Sunday, November 18, 2012



                              MARGE PIERCY AT ENDICOTT COLLEGE

     By Emily Pineau

   "These are the tracks I have left on the white crust of time."  This is a line that poet and novelist Marge Piercy read from her poem “Tracks”.  It is true that Piercy has, in fact, left many tracks along her way throughout  her career as a writer and as a social and political activist.   I had the honor of  introducing Piercy  at her reading at Endicott College, Nov. 13,  2012.  Prior to Piercy’s appearance at the college's chapel, I had conducted an online interview with her for the literary magazine,"Ibbetson Street," which made it possible for me to gain insight into the inspiration behind her writing and to obtain an understanding of how she came to be the successful writer she is today.  
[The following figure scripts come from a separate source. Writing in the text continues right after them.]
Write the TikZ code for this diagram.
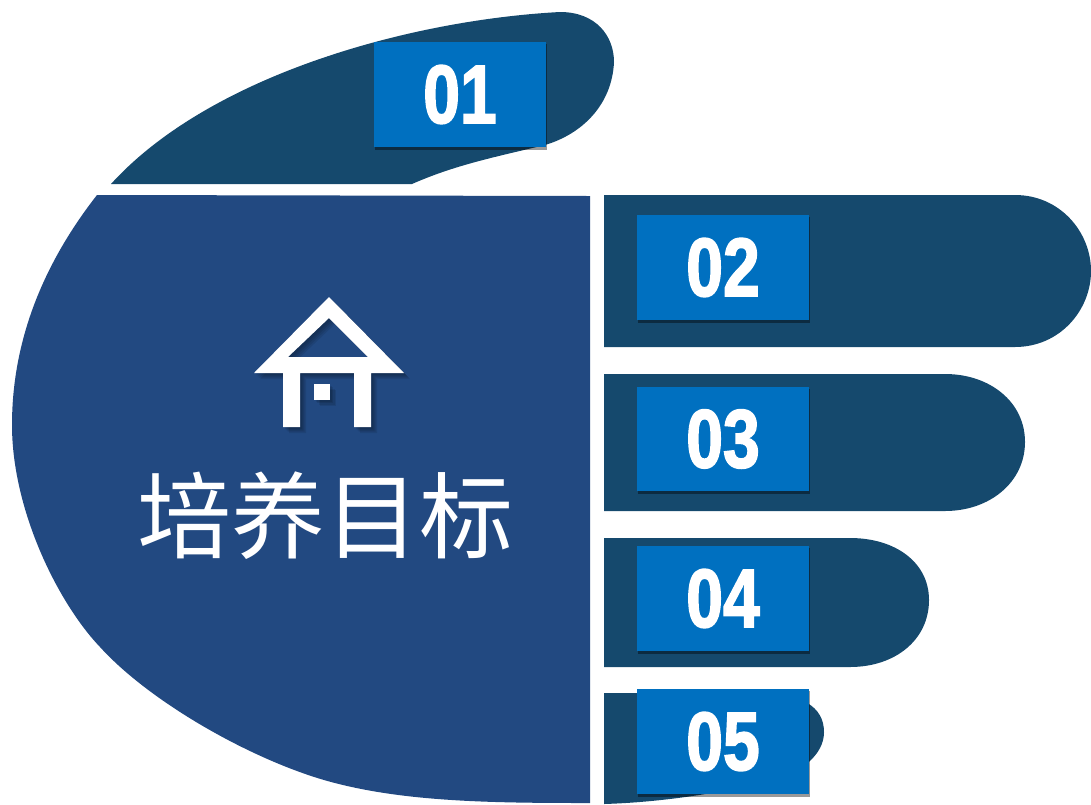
\documentclass[tikz,border=0pt]{standalone}
\usepackage{fontspec}
\setmainfont{Liberation Sans}
\newfontfamily\cjk{Noto Sans CJK SC}
\newfontfamily\tagfont[FakeBold=2.2]{Liberation Sans Bold}
\definecolor{finger}{HTML}{15496D}
\definecolor{palm}{HTML}{224981}
\definecolor{tag}{HTML}{0070C0}
\newcommand{\houseroof}{(329,297) -- (404,373) -- (371,373) -- (371,427) -- (354,427) -- (354,373) -- (300,373) -- (300,427) -- (283,427) -- (283,373) -- (254,373) -- cycle (329,318) -- (288,357) -- (368,357) -- cycle}
\tikzset{
  fingershape/.style={fill=finger,draw=none},
  tagbox/.style={fill=tag,draw=none,minimum width=129pt,inner sep=0pt},
  tagshadow/.style={fill=black,fill opacity=.4,draw=none},
  tagtext/.style={text=white,font=\tagfont\fontsize{62}{70}\selectfont,xscale=.8,inner sep=0pt},
  houseshadow/.style={fill=black,fill opacity=.09,draw=none}
}
\begin{document}
\begin{tikzpicture}[x=0.75pt,y=-0.75pt]
\useasboundingbox (0,0) rectangle (1091,804);
% thumb
\path[fingershape] (111,184) .. controls (210,75) and (410,20) .. (560,12)
  .. controls (596,12) and (614,36) .. (614,62)
  .. controls (612,105) and (582,134) .. (545,145)
  .. controls (495,157) and (455,165) .. (412,184) -- cycle;
% fingers
\path[fingershape] (604,195) -- (1015,195) .. controls (1060,195) and (1091,232) .. (1091,271)
  .. controls (1091,310) and (1060,347) .. (1015,347) -- (604,347) -- cycle;
\path[fingershape] (604,374) -- (945,374) .. controls (990,374) and (1025,402) .. (1025,442)
  .. controls (1025,482) and (990,511) .. (945,511) -- (604,511) -- cycle;
\path[fingershape] (604,538) -- (850,538) .. controls (895,538) and (929,562) .. (929,600)
  .. controls (929,640) and (895,667) .. (850,667) -- (604,667) -- cycle;
\path[fingershape] (604,693) -- (760,693) .. controls (800,693) and (824,706) .. (824,732)
  .. controls (824,750) and (810,764) .. (790,775)
  .. controls (740,790) and (670,802) .. (604,804) -- cycle;
% palm
\path[fill=palm] (97,195) -- (590,196) -- (590,803)
  .. controls (490,803) and (400,802) .. (324,780)
  .. controls (249,758) and (150,702) .. (100,647)
  .. controls (58,603) and (12,510) .. (12,425)
  .. controls (12,345) and (40,268) .. (97,195) -- cycle;
% house shadow
\foreach \d in {1.5,2.5,3.5,4.5}{
\begin{scope}[xshift=\d pt,yshift=-\d pt]
\path[houseshadow,even odd rule] \houseroof;
\path[houseshadow] (314,384) rectangle (330,400);
\end{scope}}
% house
\path[fill=white,even odd rule] \houseroof;
\path[fill=white] (314,384) rectangle (330,400);
\node[text=white,inner sep=0pt,font=\cjk\fontsize{70.5}{80}\selectfont] (title) at (325,516) {培养目标};
% tags
\path[tagshadow] (375,44) rectangle (547,150);
\path[tagshadow] (638,217) rectangle (810,323);
\path[tagshadow] (638,389) rectangle (810,494);
\path[tagshadow] (638,548) rectangle (810,654);
\path[tagshadow] (638,691) rectangle (810,797);
\node[tagbox,minimum height=78.75pt] (t1) at (460,94.5) {};
\node[tagbox,minimum height=78.75pt] (t2) at (723,267.5) {};
\node[tagbox,minimum height=78pt] (t3) at (723,439) {};
\node[tagbox,minimum height=78.75pt] (t4) at (723,598.5) {};
\node[tagbox,minimum height=78.75pt] (t5) at (723,741.5) {};
\node[tagtext] at (t1) {01};
\node[tagtext] at (t2) {02};
\node[tagtext] at (t3) {03};
\node[tagtext] at (t4) {04};
\node[tagtext] at (t5) {05};
\end{tikzpicture}
\end{document}
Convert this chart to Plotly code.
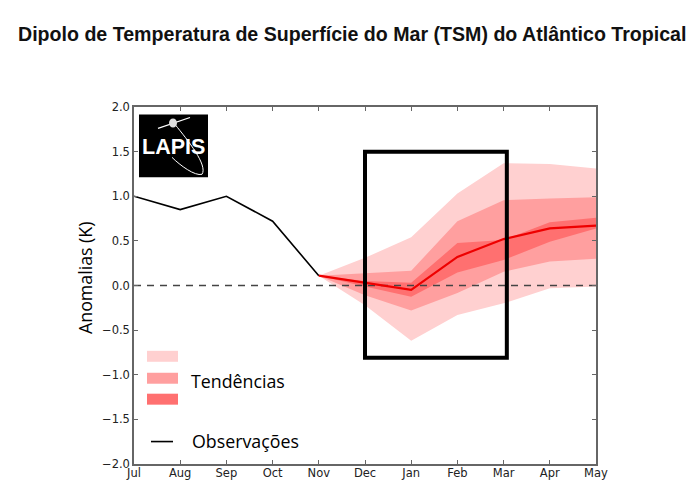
import plotly.graph_objects as go

months = ['Jul', 'Aug', 'Sep', 'Oct', 'Nov', 'Dec', 'Jan', 'Feb', 'Mar', 'Apr', 'May']
y_ticks = [2.0, 1.5, 1.0, 0.5, 0.0, -0.5, -1.0, -1.5, -2.0]
y_labels = ['2.0', '1.5', '1.0', '0.5', '0.0', '\u22120.5', '\u22121.0', '\u22121.5', '\u22122.0']

# observations Jul-Nov
obs_months = months[:5]
obs = [1.0, 0.85, 1.0, 0.72, 0.11]

# forecast Nov-May
fc_months = months[4:]
fc_mean = [0.11, 0.03, -0.05, 0.32, 0.52, 0.64, 0.67]
light_hi = [0.11, 0.31, 0.54, 1.03, 1.37, 1.36, 1.31]
light_lo = [0.11, -0.22, -0.62, -0.33, -0.20, -0.03, -0.01]
mid_hi = [0.11, 0.14, 0.165, 0.72, 0.955, 0.975, 0.99]
mid_lo = [0.11, -0.11, -0.28, -0.085, 0.155, 0.27, 0.30]
dark_hi = [0.11, 0.05, 0.03, 0.475, 0.51, 0.71, 0.76]
dark_lo = [0.11, -0.01, -0.125, 0.145, 0.285, 0.49, 0.64]

LIGHT = '#ffd0d0'
MID = '#ff9f9f'
DARK = '#ff7070'
SPINE = '#666666'

fig = go.Figure()


def band(lo, hi, color):
    fig.add_trace(go.Scatter(x=fc_months + fc_months[::-1], y=hi + lo[::-1], mode='lines',
                             fill='toself', fillcolor=color, line=dict(width=0),
                             hoverinfo='skip', showlegend=False))


band(light_lo, light_hi, LIGHT)
band(mid_lo, mid_hi, MID)
band(dark_lo, dark_hi, DARK)

fig.add_trace(go.Scatter(x=[months[0], months[-1]], y=[0, 0], mode='lines',
                         line=dict(color='#444444', width=1.3, dash='7px,6px'), showlegend=False))
fig.add_trace(go.Scatter(x=obs_months, y=obs, mode='lines',
                         line=dict(color='black', width=1.6), showlegend=False))
fig.add_trace(go.Scatter(x=fc_months, y=fc_mean, mode='lines',
                         line=dict(color='#ee0000', width=2.2), showlegend=False))

# the page body has an 8px margin, figure is drawn from there
PAGE = 8
L, R, T, B = 134, 596, 106.5, 464.5


def px(x):
    return (x - L) / (R - L)


def py(y):
    return (B - y) / (B - T)


def note(text, x, y, size, family='Open Sans', color='black', anchor='left', angle=0):
    return dict(text=text, xref='paper', yref='paper', x=px(x), y=py(y), xanchor=anchor,
                yanchor='middle', textangle=angle, showarrow=False,
                font=dict(family=family, size=size, color=color))


shapes = [
    # highlighted window
    dict(type='rect', xref='x', yref='y', x0=5.0, x1=8.07, y0=-0.81, y1=1.5,
         line=dict(color='black', width=4), layer='above'),
    # logo
    dict(type='rect', xref='paper', yref='paper', x0=px(139), x1=px(208), y0=py(177), y1=py(114),
         fillcolor='black', line=dict(width=0)),
    dict(type='path', xref='paper', yref='paper',
         path=f'M {px(175)} {py(124)} C {px(188)} {py(140)} {px(208)} {py(165)} {px(202)} {py(174)} '
              f'C {px(195)} {py(176)} {px(180)} {py(165)} {px(172)} {py(157)}',
         line=dict(color='white', width=1)),
    dict(type='line', xref='paper', yref='paper', x0=px(158), x1=px(190), y0=py(128), y1=py(117),
         line=dict(color='white', width=1.2)),
    dict(type='circle', xref='paper', yref='paper', x0=px(169), x1=px(177), y0=py(127), y1=py(118),
         fillcolor='#dddddd', line=dict(width=0)),
    # legend patches
    dict(type='rect', xref='paper', yref='paper', x0=px(147), x1=px(178), y0=py(362), y1=py(351),
         fillcolor=LIGHT, line=dict(width=0)),
    dict(type='rect', xref='paper', yref='paper', x0=px(147), x1=px(178), y0=py(384), y1=py(373),
         fillcolor=MID, line=dict(width=0)),
    dict(type='rect', xref='paper', yref='paper', x0=px(147), x1=px(178), y0=py(405), y1=py(394),
         fillcolor=DARK, line=dict(width=0)),
    dict(type='line', xref='paper', yref='paper', x0=px(151), x1=px(173), y0=py(442), y1=py(442),
         line=dict(color='black', width=1.6)),
]

annotations = [
    note('Anomalias (K)', 85, 278, 17.8, anchor='center', angle=-90),
    note('<b>LAPIS</b>', 173.5, 147, 21.5, family='Liberation Sans', color='white', anchor='center'),
    note('Tendências', 189, 381, 17.8),
    note('Observações', 190, 441, 17.8),
    note('<b>Dipolo de Temperatura de Superfície do Mar (TSM) do Atlântico Tropical</b>',
         351.5, 33, 19.6, family='Liberation Sans', color='#111111', anchor='center'),
]

fig.update_layout(
    width=700 - PAGE, height=501 - PAGE, autosize=False,
    margin=dict(l=L - PAGE, r=700 - R, t=T - PAGE, b=501 - B),
    paper_bgcolor='white', plot_bgcolor='white',
    shapes=shapes, annotations=annotations,
    font=dict(family='DejaVu Sans', size=11.5, color='#222222'),
)
fig.update_xaxes(type='category', categoryorder='array', categoryarray=months,
                 range=[0, 10], showgrid=False, zeroline=False, showline=True, mirror='ticks',
                 linecolor=SPINE, linewidth=1.5, ticks='inside', ticklen=4, tickcolor=SPINE,
                 tickvals=months, ticktext=months, tickangle=0, ticklabelstandoff=-3)
fig.update_yaxes(range=[-2, 2], showgrid=False, zeroline=False, showline=True, mirror='ticks',
                 linecolor=SPINE, linewidth=1.5, ticks='inside', ticklen=4, tickcolor=SPINE,
                 tickvals=y_ticks, ticktext=y_labels)

fig.write_html("out.html")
            Many of the poems that Piercy read contained humor, ideas about body image, and nature.  When Piercy read her poem, “My Mother Gives Me Her Recipe”, many people were laughing in  recognition  because of how  universal the subject matter is.  In the poem, the mother is not giving straightforward instructions when she is describing how to make something, and is instead adding in her own little commentary to every detail.  Piercy read, “Take some flour. Oh, I don't know, like two-three cups, and you cut in the butter.”  This poem truly captures what it is like to try to get a recipe from a relative.  Also, in Piercy’s poem, “What Are Big Girls Made Of”,  Piercy uses a  familiar subject, although this one is more on the serious side.  The media puts so much emphasis on the importance of body image, and Piercy writes about the effect that has on women.  “Here is a woman forced into shape,” Piercy reads.  It seems to have become natural for women to hate their bodies, which is a very unfortunate occurrence in our culture.  Piercy also writes about things in nature that she finds to be intriguing and comforting in her life.  In her poem, “Colors Passing Through Us”, Piercy says, “Orange is my cat running live through the high grass,” and “Blue is the eyes of a Siamese cat”.

           After Piercy finished reading, Professor Doug Holder asked her what it is about cats that draws her to them.  “They are very sensual,” Piercy explained.  I can relate to this because I am also a cat person, and I feel like they are very inspiring creatures.  Their mysterious, yet calming demeanor is extremely captivating.”  Nature in general influences my writing as well.  I hope that one day I can incorporate humor, and brilliant metaphors like Piercy’s into my own writing.  

EMILY PINEAU--is an English major at Endicott College in Beverly, Mass. Her poetry and prose have appeared in Ibbetson Street, Muddy River Review, Lyrical Somerville, Endicott Review and elsewhere.